As the nesting season is winding down, those of us lucky enough to witness, at least some of the process, have now likely watched our fledglings leave the nest and venture out into the world on their own.
There are many that year after year, place bird houses in their yard or around their property only to have the houses sit vacant through the spring breeding season. While there are many factors that could come into play as why birds are not utilizing your bird houses, here are five of the most common problems we associate with vacant bird houses.
The early bird gets the worm and the same sentiment can be used regarding bird houses. If you are the type that waits for warm weather, green grass and blooming flowers to set up your bird houses, you might be too late for the show. In addition to attracting early nesting species, having your bird houses placed early in the season can help get birds comfortable with the location before settling in to raise their young.
Birding is a year-round endeavour to those of us who are passionate about passerines. This includes the maintenance of bird houses.
Many birders will hang or place bird houses and will seldom return to properly clean them out for the following season. Old nests and other debris is a sure-fire way to turn off spring migrants looking for a place to build their nest and lay their eggs.
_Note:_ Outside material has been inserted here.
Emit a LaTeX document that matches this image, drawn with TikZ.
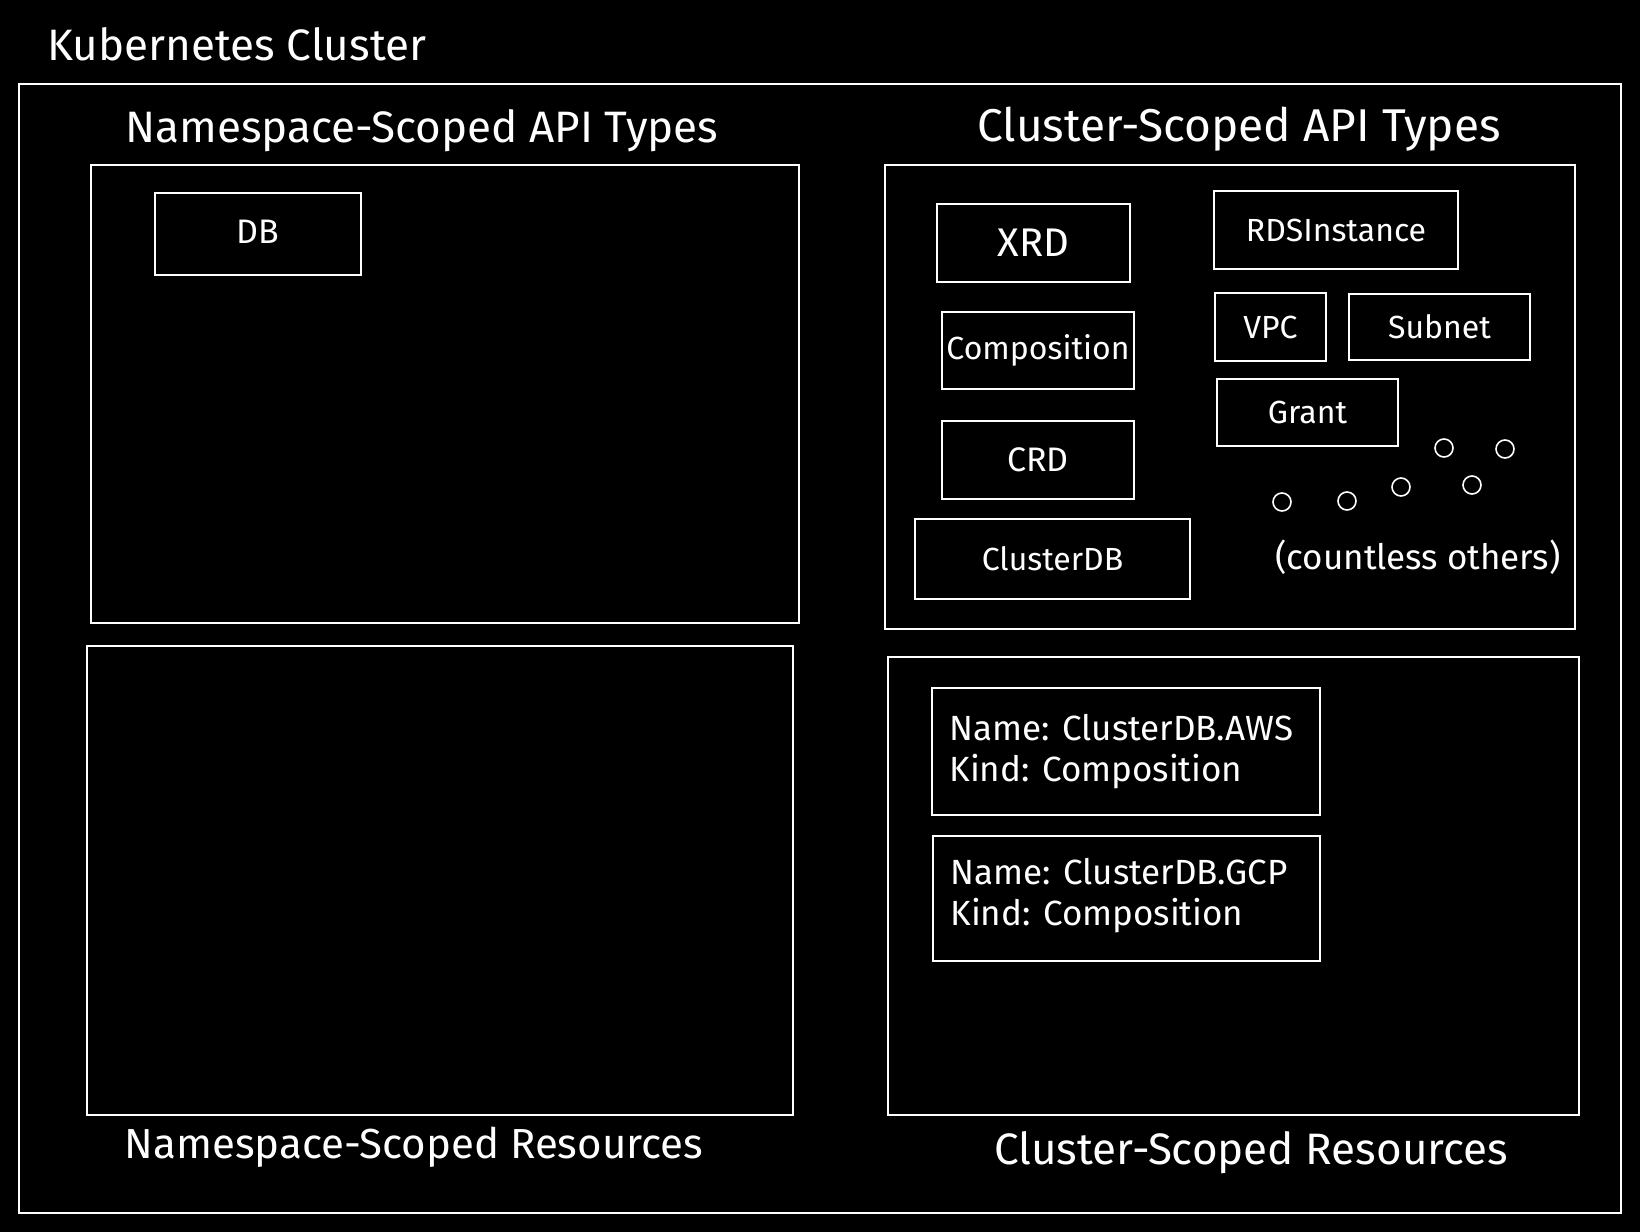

Birds are very particular about where they choose to nest and are very cerebral when it comes to selecting a location that will keep them safe. In addition to being close to food and water sources, birds will choose a location in which they will feel safe from predators. If your bird house is closely situated to your home or is easily accessible by cats and other mammals, birds will steer clear of the house.
When all else fails, you might just have to do a quick evaluation of the type of bird house and the species of birds in your area. Your area might not be home to a large variety of cavity-nesting species or the hole size or dimensions on your bird house might not properly accommodate your local bird population.
Take an inventory of the birds in your area and choose the right bird house and dimensions specifically suited for those species to ensure future success.